Imagelucy on my mobile

Finally, last but not least, Lucy Lippard, much renowned USA critic,  commenting on a new article Pete has had accepted for The Blue Notebook  Spring Edition 2014 wrote, ‘I just got the article which I found lots of fun. Look forward to seeing your books in the flesh at some point.’

Last night (26.1.14) I was watching the Review show and what was being talked about stirred me up, emotionally. Forty years of  being rebuffed ignored condescended deflected by the ‘art world’ came soaring up to the surface and I got straight onto my blog and blarted. I must remember not to do that in the future, i must try to put some space between my viewing things and my reaction, to calm the vituperance which has gestated in me over the past 45 years. I recall Seamus Heaney saying that we need a job and poetry is the thing we do, if we are lucky, as a blessing. In my life, it was teaching that I did plus a number of other jobs which kept the wolf from the door and then I did my ‘arts’. I do believe you need to get out there and do things in the real world to gain insights into it and learn how to communicate with real people. Anyway, that is all behind me now. I can and do concentrate all of the time I am not doing yoga, tai chi, zumba, light gym and sawing wood for our fire on ‘art’. I do think however if I had had some work ‘accepted’ or ‘bought’ over the past 45 years it would have helped to generate more. Like now for example, I cannot really afford to go do ‘print’ or even make books to the spec I set myself. Maybe that’s good as as always i have to be ‘creative’ in working ways to be creative.

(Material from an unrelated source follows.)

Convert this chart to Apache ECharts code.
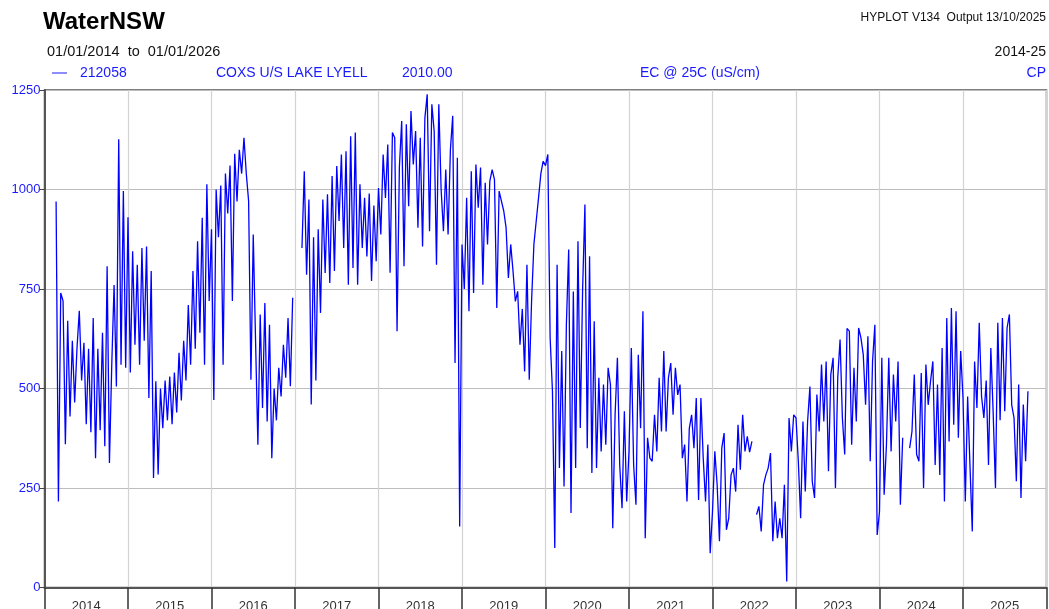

I am trying hard to get out onto a circuit doing my ‘talk’, so watch out art colleges etc, I’m coming at you with my lance and my trusted companion Sancho Panza on my wobbly horse what I stole from the set of Warhorse!

so Don’t read any further if you are of faint heart or dislike whingeing poms! Addition or Postscript:

This evening I watched the review show which I never watch much (wachmutch?) and they were praising up the new martin creed show at Haywerd. They were talking about how he won’t get stuck in a box or a hat, how he keeps his media wide open and turns from one to another etc. And I sat there and I thort, well isn’t that the very thing I done fer farty yearns? Isn’t it exactly that the ‘Arts Crownskill’ criticised about me, the fact I couldn’t be categorised or boxed or madhattered? In the 70’s! and in 1999 I designed my Nonogon show which used so many media, including films created by Field Merrijeff and dance choreographed by that girl who did a scene in bed with Harry Engfild? With music I designated and which was created from my directions by Mark Newby Robson and Mick West. Have not I been thur and gone and done it, many times. But when I ask the tate or any other gallery to consider me as a contributor they say, after long consideration please re-arrange this well known fraser or shaying, “Off ferk.” I’m still not bitter, I’m a budding bud-hist and I don’t imbibe.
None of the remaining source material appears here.